## Start Collected material
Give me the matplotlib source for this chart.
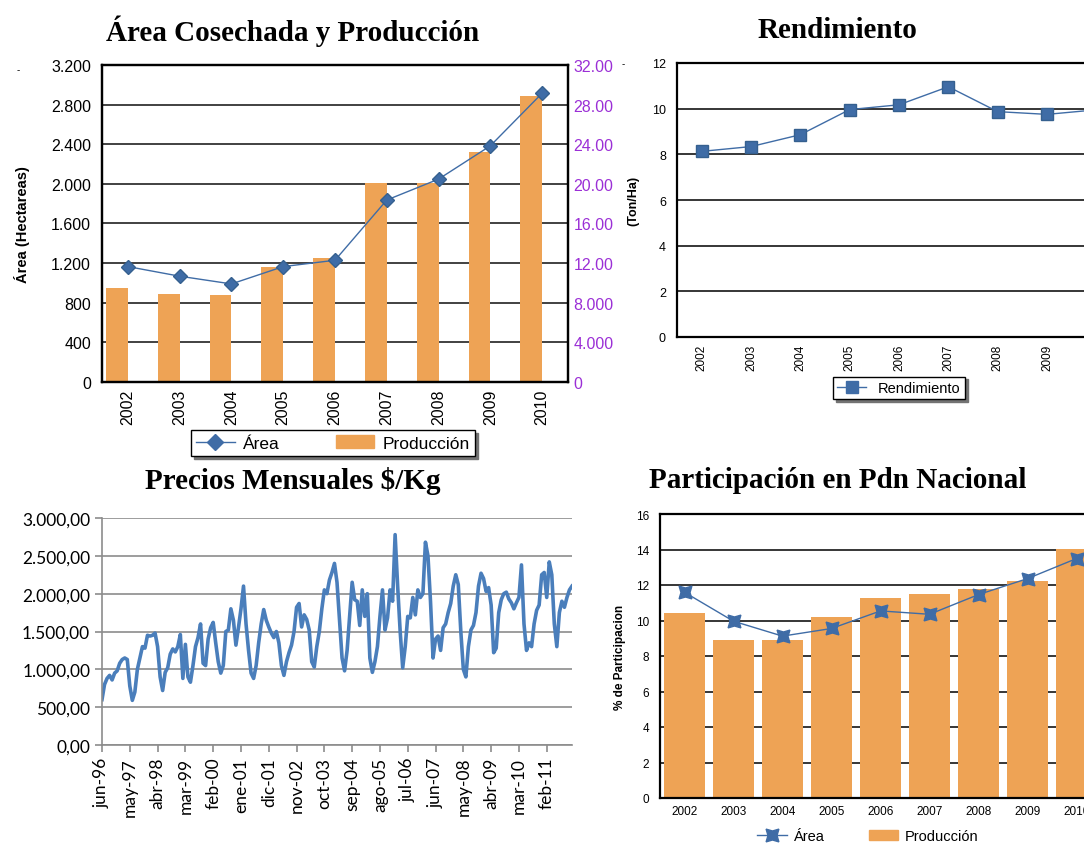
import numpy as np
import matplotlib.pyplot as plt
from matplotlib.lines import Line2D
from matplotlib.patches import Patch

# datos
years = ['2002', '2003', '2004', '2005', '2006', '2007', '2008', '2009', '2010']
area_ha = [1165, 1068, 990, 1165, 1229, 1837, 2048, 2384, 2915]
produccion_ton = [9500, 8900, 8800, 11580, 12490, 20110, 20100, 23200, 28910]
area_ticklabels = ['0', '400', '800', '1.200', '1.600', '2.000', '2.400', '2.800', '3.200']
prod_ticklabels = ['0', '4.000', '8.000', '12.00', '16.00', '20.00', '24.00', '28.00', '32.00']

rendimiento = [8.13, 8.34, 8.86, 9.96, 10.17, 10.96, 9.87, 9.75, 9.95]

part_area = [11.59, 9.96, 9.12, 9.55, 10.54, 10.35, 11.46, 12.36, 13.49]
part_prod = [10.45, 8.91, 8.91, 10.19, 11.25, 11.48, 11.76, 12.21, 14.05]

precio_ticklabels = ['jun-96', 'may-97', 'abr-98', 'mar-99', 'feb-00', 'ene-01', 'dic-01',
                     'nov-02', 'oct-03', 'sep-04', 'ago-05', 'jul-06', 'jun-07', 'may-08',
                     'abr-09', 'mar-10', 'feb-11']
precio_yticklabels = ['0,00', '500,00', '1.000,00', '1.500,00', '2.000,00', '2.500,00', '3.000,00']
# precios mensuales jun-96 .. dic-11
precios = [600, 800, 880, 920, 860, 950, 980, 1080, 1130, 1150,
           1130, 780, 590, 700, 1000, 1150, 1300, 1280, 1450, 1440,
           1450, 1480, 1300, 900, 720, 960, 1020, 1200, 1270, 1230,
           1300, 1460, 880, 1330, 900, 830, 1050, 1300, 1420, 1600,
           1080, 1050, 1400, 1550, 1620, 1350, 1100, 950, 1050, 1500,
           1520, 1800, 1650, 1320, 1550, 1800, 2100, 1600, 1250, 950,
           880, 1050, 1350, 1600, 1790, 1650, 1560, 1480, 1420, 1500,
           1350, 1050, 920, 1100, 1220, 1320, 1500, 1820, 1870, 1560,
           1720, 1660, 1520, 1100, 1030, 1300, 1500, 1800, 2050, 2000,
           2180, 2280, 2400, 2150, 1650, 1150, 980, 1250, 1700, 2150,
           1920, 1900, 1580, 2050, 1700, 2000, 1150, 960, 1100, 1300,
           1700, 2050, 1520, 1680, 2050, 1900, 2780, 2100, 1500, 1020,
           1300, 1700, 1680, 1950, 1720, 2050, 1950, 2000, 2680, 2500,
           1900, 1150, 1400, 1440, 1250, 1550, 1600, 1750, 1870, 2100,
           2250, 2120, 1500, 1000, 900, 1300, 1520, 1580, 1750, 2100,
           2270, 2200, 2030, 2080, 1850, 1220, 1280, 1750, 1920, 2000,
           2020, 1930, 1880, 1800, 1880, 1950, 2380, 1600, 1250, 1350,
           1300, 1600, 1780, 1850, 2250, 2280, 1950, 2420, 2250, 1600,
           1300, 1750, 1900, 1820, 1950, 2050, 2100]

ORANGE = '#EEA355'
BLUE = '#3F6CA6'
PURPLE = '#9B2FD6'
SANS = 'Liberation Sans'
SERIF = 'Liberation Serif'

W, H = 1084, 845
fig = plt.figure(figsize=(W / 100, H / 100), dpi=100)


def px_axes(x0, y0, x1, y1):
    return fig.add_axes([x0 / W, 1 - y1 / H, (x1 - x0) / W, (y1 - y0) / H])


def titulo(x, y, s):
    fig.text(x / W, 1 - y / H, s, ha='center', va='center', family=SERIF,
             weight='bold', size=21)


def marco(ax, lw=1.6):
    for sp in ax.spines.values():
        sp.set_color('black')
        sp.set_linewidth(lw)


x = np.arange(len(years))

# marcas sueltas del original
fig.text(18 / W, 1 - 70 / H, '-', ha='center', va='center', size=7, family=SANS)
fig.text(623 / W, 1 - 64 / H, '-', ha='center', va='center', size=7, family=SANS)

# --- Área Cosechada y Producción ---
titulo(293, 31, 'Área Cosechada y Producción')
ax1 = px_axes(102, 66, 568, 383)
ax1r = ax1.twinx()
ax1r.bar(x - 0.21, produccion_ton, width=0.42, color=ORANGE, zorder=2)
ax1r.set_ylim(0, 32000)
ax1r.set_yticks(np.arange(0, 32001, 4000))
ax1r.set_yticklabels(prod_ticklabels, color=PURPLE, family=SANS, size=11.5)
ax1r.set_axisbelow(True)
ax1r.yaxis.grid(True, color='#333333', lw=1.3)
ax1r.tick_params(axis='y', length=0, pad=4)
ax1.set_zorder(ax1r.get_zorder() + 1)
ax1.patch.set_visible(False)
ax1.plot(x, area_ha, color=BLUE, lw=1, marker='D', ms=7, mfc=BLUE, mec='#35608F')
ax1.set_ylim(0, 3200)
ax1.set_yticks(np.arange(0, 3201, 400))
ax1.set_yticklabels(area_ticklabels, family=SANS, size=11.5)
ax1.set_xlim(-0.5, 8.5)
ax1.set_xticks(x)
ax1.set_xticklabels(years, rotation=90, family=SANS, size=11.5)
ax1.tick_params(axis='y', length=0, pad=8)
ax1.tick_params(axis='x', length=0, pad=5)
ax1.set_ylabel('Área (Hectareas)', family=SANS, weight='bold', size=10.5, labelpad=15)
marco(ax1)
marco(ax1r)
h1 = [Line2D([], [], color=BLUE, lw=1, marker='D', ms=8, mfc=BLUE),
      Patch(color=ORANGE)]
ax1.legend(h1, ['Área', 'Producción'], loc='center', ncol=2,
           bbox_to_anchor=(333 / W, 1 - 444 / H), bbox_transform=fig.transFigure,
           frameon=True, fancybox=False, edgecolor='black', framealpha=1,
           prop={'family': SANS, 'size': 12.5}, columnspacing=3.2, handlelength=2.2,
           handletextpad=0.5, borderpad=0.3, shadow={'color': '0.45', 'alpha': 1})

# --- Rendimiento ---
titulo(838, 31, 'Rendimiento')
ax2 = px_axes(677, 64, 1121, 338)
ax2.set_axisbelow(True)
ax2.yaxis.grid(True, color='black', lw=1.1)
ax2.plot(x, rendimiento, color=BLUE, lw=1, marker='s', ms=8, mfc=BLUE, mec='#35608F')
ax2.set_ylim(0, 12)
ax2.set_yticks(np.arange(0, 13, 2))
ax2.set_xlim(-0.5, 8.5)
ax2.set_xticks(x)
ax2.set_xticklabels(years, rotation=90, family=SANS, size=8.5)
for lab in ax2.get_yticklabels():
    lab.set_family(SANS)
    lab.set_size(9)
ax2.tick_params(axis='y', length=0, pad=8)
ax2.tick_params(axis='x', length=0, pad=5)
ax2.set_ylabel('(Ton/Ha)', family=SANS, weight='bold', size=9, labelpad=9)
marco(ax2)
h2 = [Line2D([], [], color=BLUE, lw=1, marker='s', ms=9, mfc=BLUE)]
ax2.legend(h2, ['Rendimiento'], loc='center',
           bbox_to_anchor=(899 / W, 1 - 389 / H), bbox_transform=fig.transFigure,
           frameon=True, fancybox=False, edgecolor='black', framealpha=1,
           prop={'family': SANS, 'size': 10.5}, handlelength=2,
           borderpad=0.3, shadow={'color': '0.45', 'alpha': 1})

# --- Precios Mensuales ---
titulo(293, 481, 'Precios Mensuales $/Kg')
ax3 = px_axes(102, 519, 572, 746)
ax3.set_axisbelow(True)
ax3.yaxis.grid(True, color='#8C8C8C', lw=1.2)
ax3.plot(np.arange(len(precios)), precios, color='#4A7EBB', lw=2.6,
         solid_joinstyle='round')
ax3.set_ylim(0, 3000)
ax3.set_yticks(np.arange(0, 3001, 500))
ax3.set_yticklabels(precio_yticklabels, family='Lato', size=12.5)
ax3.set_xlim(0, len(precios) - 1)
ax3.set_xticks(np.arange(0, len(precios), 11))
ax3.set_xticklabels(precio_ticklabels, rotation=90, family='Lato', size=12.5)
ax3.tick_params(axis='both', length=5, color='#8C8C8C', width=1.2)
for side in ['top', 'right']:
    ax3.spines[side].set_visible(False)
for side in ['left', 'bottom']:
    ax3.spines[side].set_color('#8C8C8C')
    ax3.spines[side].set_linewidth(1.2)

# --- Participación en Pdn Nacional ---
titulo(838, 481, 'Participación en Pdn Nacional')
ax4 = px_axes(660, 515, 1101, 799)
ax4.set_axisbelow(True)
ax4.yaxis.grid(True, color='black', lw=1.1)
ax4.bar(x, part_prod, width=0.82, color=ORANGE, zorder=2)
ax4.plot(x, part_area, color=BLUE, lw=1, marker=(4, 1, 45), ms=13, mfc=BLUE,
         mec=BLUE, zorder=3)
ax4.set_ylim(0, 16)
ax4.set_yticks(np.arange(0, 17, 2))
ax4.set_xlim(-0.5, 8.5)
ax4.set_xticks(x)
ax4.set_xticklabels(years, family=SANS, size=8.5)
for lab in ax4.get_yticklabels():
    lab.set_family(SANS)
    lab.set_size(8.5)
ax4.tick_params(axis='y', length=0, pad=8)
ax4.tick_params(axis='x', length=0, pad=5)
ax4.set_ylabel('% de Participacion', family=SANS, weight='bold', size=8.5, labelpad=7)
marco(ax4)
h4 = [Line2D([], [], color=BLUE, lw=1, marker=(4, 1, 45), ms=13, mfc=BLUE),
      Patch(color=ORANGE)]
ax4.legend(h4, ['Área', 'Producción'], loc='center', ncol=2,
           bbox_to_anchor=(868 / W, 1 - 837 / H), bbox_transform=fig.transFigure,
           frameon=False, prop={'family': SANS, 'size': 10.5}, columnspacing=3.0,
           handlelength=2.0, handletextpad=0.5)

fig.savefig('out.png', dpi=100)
## End Collected material
Each line that holds the word "matplotlib" is to be copied.

• [Exercise result]:
Give me the matplotlib source for this chart.
import matplotlib.pyplot as plt
from matplotlib.lines import Line2D
from matplotlib.patches import Patch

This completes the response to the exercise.